Surely you mean "would"? Because riding a horse and carriage doesn't imply any ability at riding a horse, but the reverse relation would actually make sense, as you already have historical, experiential, intimate knowledge of a horse despite no contemporaneous, immediate physical contact.

Similarly, already knowing what you want to write would make you more proficient at operating a chatbot to produce what you want to write faster—but telling a chatbot a vague sense of the meaning you want to communicate wouldn't make you better at communicating.
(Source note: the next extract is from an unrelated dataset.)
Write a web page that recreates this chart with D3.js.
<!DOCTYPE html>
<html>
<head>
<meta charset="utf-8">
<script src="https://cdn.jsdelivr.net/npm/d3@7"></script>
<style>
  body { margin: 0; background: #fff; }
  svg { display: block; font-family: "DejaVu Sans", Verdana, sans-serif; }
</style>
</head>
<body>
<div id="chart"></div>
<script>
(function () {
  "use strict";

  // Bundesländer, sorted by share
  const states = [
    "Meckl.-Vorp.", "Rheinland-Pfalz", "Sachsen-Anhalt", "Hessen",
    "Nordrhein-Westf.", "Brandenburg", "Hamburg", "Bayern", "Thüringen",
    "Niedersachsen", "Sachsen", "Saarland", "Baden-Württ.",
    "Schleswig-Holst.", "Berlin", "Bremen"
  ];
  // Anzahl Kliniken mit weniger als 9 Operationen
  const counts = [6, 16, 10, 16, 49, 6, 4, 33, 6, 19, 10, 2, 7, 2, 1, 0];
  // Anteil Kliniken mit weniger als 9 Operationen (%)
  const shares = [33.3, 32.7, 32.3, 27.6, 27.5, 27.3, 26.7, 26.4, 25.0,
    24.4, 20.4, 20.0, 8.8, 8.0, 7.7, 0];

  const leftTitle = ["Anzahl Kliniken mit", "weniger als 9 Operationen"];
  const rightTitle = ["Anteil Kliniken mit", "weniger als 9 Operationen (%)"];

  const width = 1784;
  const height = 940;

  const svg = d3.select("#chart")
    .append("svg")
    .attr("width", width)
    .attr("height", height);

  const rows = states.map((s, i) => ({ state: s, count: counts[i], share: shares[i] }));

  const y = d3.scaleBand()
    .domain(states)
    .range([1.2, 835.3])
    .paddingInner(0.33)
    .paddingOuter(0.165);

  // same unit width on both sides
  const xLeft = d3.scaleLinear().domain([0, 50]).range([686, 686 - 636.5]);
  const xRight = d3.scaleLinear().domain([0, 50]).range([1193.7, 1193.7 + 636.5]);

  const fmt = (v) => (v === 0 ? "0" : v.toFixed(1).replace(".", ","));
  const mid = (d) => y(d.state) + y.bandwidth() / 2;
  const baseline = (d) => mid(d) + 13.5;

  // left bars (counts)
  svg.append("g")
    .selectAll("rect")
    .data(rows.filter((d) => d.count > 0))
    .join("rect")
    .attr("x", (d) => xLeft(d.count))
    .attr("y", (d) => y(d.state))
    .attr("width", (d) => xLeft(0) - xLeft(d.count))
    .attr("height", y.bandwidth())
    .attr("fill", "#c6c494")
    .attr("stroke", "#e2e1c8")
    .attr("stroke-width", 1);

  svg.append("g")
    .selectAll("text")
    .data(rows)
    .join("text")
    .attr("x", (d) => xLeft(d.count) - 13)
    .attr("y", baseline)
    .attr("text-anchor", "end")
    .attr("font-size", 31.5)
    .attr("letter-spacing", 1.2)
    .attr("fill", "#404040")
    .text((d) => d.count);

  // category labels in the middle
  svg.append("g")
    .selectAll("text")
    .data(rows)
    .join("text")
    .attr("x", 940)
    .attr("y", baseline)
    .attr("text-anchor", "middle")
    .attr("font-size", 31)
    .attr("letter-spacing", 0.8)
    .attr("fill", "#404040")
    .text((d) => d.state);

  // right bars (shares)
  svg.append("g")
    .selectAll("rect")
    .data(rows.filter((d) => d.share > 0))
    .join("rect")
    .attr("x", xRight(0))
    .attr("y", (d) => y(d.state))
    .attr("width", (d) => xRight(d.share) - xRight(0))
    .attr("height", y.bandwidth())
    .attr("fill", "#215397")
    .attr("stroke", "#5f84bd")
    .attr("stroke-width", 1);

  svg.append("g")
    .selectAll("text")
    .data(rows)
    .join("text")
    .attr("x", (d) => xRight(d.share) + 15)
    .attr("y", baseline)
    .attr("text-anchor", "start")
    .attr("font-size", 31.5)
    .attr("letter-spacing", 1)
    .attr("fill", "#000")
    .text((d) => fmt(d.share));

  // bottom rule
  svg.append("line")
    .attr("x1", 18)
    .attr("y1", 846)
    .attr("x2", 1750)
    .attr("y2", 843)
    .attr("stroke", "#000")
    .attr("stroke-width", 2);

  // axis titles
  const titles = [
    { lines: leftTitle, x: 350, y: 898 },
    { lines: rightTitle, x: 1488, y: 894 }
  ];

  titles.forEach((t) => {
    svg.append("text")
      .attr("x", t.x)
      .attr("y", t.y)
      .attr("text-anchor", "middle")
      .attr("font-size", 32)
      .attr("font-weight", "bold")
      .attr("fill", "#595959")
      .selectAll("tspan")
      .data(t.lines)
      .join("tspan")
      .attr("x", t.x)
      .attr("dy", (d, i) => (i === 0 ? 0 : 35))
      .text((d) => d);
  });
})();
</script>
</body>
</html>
How would you communicate with the chatbot what you want if you never developed the ability to articulate what you want by learning to write?

EDIT: I sort of understand what you might be getting at—you can learn to write by using a chatbot if you mimic the chatbot like the chatbot mimics humans—but I'd still prefer humans learn directly from humans rather than rephrased by some corporate middle-man with unknown quality and zero liability.

From the thread: yes, it's sarcasm. Here's some clarification as well: https://news.ycombinator.com/item?id=44291314

Yes, I'm acknowledging a lack of skill transfer, but that there are new ways of working and so I sarcastically imply the article can't see the forest for the trees, missing the big picture. A horse and carriage is very useful for lots of things. A horse is more specialised. I'm getting at the analogy of a technological generalisation and expansion, while logistics is not part of my argument. If you want to write a very good essay and if you're good at that then do it manually. If you want to create scalable workflows and have 5 layers of agents interacting with each other collaboratively and adversarially scouring the internet and newssites and forums to then send investment suggestions to your mail every lunch then that's a scale that's not possible with a pen and paper and so prompting has an expanded cause and effect cone

  • > A horse and carriage is very useful for lots of things. A horse is more specialised.

    You have that backwards. A horse and carriage is good for traveling on a road. If you have just the horse, however, you can travel on a road, travel offroad, pull a plow, ride into battle and trample evildoers, etc.

    • No it's only half backwards because of the infrastructure there is scalability in amount of work you're right in the phrasing however but the intention/idea matters more. So the horse and carriage is a generalization of the core value of the horse and increases the core value and generalization -> general, horse more specialised or at least reduced to niches today like competitions and hobbies

The first sentence in the comment you are responding to is sarcasm. Just replace "I can't believe" with "Of course".

  • > The first sentence in the comment you are responding to is sarcasm. Just replace "I can't believe" with "Of course".

    Do you have any evidence of this?

    • No, because of Poe's law only the author of the comment can confirm. But the analogy makes sense then:

      "[Of course] writing an essay with chatgpt wouldn’t make you better at writing essays unassisted. Sure, a student wouldn’t want to practice the wrong way, but anyone else just wants to produce a good essay."